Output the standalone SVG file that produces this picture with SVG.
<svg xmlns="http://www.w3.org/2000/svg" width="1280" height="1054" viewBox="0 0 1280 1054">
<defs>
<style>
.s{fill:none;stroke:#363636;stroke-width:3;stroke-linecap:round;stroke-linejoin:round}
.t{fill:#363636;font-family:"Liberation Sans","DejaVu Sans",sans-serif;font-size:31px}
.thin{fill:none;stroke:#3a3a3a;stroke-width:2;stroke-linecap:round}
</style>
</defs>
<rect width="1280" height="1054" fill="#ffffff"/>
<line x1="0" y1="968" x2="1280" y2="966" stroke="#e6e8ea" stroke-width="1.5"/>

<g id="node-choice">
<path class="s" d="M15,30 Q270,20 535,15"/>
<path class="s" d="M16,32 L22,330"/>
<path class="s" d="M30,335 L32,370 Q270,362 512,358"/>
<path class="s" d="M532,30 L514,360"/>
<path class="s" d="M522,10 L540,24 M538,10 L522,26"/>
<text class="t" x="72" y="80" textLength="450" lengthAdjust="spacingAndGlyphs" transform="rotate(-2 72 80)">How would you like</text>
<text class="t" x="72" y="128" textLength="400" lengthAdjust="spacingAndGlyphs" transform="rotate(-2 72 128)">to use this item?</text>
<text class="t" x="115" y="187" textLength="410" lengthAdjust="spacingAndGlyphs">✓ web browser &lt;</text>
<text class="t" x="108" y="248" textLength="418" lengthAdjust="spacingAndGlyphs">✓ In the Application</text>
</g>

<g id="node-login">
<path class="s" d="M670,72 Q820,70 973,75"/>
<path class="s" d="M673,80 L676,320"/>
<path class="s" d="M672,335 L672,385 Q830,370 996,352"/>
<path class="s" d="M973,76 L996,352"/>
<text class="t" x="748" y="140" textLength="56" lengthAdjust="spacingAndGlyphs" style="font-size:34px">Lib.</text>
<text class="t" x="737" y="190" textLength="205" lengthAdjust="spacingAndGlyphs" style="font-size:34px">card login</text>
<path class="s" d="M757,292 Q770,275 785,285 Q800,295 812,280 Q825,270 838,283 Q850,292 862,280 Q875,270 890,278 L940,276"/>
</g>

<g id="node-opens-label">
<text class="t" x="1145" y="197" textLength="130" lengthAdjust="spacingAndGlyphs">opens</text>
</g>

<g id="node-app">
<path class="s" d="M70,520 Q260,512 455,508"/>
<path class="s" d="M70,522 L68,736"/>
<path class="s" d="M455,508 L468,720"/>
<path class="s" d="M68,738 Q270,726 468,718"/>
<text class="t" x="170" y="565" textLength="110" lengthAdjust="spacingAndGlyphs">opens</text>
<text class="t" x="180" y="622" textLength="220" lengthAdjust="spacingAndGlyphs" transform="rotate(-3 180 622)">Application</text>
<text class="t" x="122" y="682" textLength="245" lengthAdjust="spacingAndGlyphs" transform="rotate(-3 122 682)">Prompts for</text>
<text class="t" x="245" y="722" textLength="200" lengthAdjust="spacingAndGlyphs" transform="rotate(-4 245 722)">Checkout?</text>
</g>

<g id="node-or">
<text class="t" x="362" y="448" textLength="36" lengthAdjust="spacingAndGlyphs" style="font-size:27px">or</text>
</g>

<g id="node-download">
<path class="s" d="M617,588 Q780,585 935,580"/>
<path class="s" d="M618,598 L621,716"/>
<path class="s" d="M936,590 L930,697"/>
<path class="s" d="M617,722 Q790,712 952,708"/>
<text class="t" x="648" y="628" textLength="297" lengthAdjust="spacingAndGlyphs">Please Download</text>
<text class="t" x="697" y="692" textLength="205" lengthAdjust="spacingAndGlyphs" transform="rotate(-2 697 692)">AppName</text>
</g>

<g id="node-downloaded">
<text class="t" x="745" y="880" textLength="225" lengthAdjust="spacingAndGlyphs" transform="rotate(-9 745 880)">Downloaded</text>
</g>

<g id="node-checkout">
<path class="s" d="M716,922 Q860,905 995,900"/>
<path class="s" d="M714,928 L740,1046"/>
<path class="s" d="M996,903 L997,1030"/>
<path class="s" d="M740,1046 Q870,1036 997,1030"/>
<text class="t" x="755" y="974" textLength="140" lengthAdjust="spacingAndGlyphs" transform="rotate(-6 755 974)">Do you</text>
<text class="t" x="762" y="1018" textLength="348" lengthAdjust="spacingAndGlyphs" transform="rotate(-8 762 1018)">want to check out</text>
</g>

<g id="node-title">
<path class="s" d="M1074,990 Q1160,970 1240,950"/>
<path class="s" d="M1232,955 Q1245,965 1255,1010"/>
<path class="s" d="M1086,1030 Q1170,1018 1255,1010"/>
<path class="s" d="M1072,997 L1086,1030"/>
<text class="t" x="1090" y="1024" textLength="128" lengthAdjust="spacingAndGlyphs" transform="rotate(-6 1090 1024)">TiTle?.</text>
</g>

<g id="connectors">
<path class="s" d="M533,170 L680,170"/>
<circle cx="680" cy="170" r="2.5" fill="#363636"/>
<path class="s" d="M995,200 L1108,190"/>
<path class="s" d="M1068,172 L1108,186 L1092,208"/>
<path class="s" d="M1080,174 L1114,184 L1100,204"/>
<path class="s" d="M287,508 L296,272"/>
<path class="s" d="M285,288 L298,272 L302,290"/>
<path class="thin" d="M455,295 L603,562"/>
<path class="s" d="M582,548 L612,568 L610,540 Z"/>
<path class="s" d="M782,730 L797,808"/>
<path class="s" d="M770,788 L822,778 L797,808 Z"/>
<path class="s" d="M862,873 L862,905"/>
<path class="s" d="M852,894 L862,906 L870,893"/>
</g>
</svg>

SHORT EXERCISE:
Repeat the data verbatim.

REPLY TO THE TASK:
Output the standalone SVG file that produces this picture with SVG.
<svg xmlns="http://www.w3.org/2000/svg" width="1280" height="1054" viewBox="0 0 1280 1054">
<defs>
<style>
.s{fill:none;stroke:#363636;stroke-width:3;stroke-linecap:round;stroke-linejoin:round}
.t{fill:#363636;font-family:"Liberation Sans","DejaVu Sans",sans-serif;font-size:31px}
.thin{fill:none;stroke:#3a3a3a;stroke-width:2;stroke-linecap:round}
</style>
</defs>
<rect width="1280" height="1054" fill="#ffffff"/>
<line x1="0" y1="968" x2="1280" y2="966" stroke="#e6e8ea" stroke-width="1.5"/>

<g id="node-choice">
<path class="s" d="M15,30 Q270,20 535,15"/>
<path class="s" d="M16,32 L22,330"/>
<path class="s" d="M30,335 L32,370 Q270,362 512,358"/>
<path class="s" d="M532,30 L514,360"/>
<path class="s" d="M522,10 L540,24 M538,10 L522,26"/>
<text class="t" x="72" y="80" textLength="450" lengthAdjust="spacingAndGlyphs" transform="rotate(-2 72 80)">How would you like</text>
<text class="t" x="72" y="128" textLength="400" lengthAdjust="spacingAndGlyphs" transform="rotate(-2 72 128)">to use this item?</text>
<text class="t" x="115" y="187" textLength="410" lengthAdjust="spacingAndGlyphs">✓ web browser &lt;</text>
<text class="t" x="108" y="248" textLength="418" lengthAdjust="spacingAndGlyphs">✓ In the Application</text>
</g>

<g id="node-login">
<path class="s" d="M670,72 Q820,70 973,75"/>
<path class="s" d="M673,80 L676,320"/>
<path class="s" d="M672,335 L672,385 Q830,370 996,352"/>
<path class="s" d="M973,76 L996,352"/>
<text class="t" x="748" y="140" textLength="56" lengthAdjust="spacingAndGlyphs" style="font-size:34px">Lib.</text>
<text class="t" x="737" y="190" textLength="205" lengthAdjust="spacingAndGlyphs" style="font-size:34px">card login</text>
<path class="s" d="M757,292 Q770,275 785,285 Q800,295 812,280 Q825,270 838,283 Q850,292 862,280 Q875,270 890,278 L940,276"/>
</g>

<g id="node-opens-label">
<text class="t" x="1145" y="197" textLength="130" lengthAdjust="spacingAndGlyphs">opens</text>
</g>

<g id="node-app">
<path class="s" d="M70,520 Q260,512 455,508"/>
<path class="s" d="M70,522 L68,736"/>
<path class="s" d="M455,508 L468,720"/>
<path class="s" d="M68,738 Q270,726 468,718"/>
<text class="t" x="170" y="565" textLength="110" lengthAdjust="spacingAndGlyphs">opens</text>
<text class="t" x="180" y="622" textLength="220" lengthAdjust="spacingAndGlyphs" transform="rotate(-3 180 622)">Application</text>
<text class="t" x="122" y="682" textLength="245" lengthAdjust="spacingAndGlyphs" transform="rotate(-3 122 682)">Prompts for</text>
<text class="t" x="245" y="722" textLength="200" lengthAdjust="spacingAndGlyphs" transform="rotate(-4 245 722)">Checkout?</text>
</g>

<g id="node-or">
<text class="t" x="362" y="448" textLength="36" lengthAdjust="spacingAndGlyphs" style="font-size:27px">or</text>
</g>

<g id="node-download">
<path class="s" d="M617,588 Q780,585 935,580"/>
<path class="s" d="M618,598 L621,716"/>
<path class="s" d="M936,590 L930,697"/>
<path class="s" d="M617,722 Q790,712 952,708"/>
<text class="t" x="648" y="628" textLength="297" lengthAdjust="spacingAndGlyphs">Please Download</text>
<text class="t" x="697" y="692" textLength="205" lengthAdjust="spacingAndGlyphs" transform="rotate(-2 697 692)">AppName</text>
</g>

<g id="node-downloaded">
<text class="t" x="745" y="880" textLength="225" lengthAdjust="spacingAndGlyphs" transform="rotate(-9 745 880)">Downloaded</text>
</g>

<g id="node-checkout">
<path class="s" d="M716,922 Q860,905 995,900"/>
<path class="s" d="M714,928 L740,1046"/>
<path class="s" d="M996,903 L997,1030"/>
<path class="s" d="M740,1046 Q870,1036 997,1030"/>
<text class="t" x="755" y="974" textLength="140" lengthAdjust="spacingAndGlyphs" transform="rotate(-6 755 974)">Do you</text>
<text class="t" x="762" y="1018" textLength="348" lengthAdjust="spacingAndGlyphs" transform="rotate(-8 762 1018)">want to check out</text>
</g>

<g id="node-title">
<path class="s" d="M1074,990 Q1160,970 1240,950"/>
<path class="s" d="M1232,955 Q1245,965 1255,1010"/>
<path class="s" d="M1086,1030 Q1170,1018 1255,1010"/>
<path class="s" d="M1072,997 L1086,1030"/>
<text class="t" x="1090" y="1024" textLength="128" lengthAdjust="spacingAndGlyphs" transform="rotate(-6 1090 1024)">TiTle?.</text>
</g>

<g id="connectors">
<path class="s" d="M533,170 L680,170"/>
<circle cx="680" cy="170" r="2.5" fill="#363636"/>
<path class="s" d="M995,200 L1108,190"/>
<path class="s" d="M1068,172 L1108,186 L1092,208"/>
<path class="s" d="M1080,174 L1114,184 L1100,204"/>
<path class="s" d="M287,508 L296,272"/>
<path class="s" d="M285,288 L298,272 L302,290"/>
<path class="thin" d="M455,295 L603,562"/>
<path class="s" d="M582,548 L612,568 L610,540 Z"/>
<path class="s" d="M782,730 L797,808"/>
<path class="s" d="M770,788 L822,778 L797,808 Z"/>
<path class="s" d="M862,873 L862,905"/>
<path class="s" d="M852,894 L862,906 L870,893"/>
</g>
</svg>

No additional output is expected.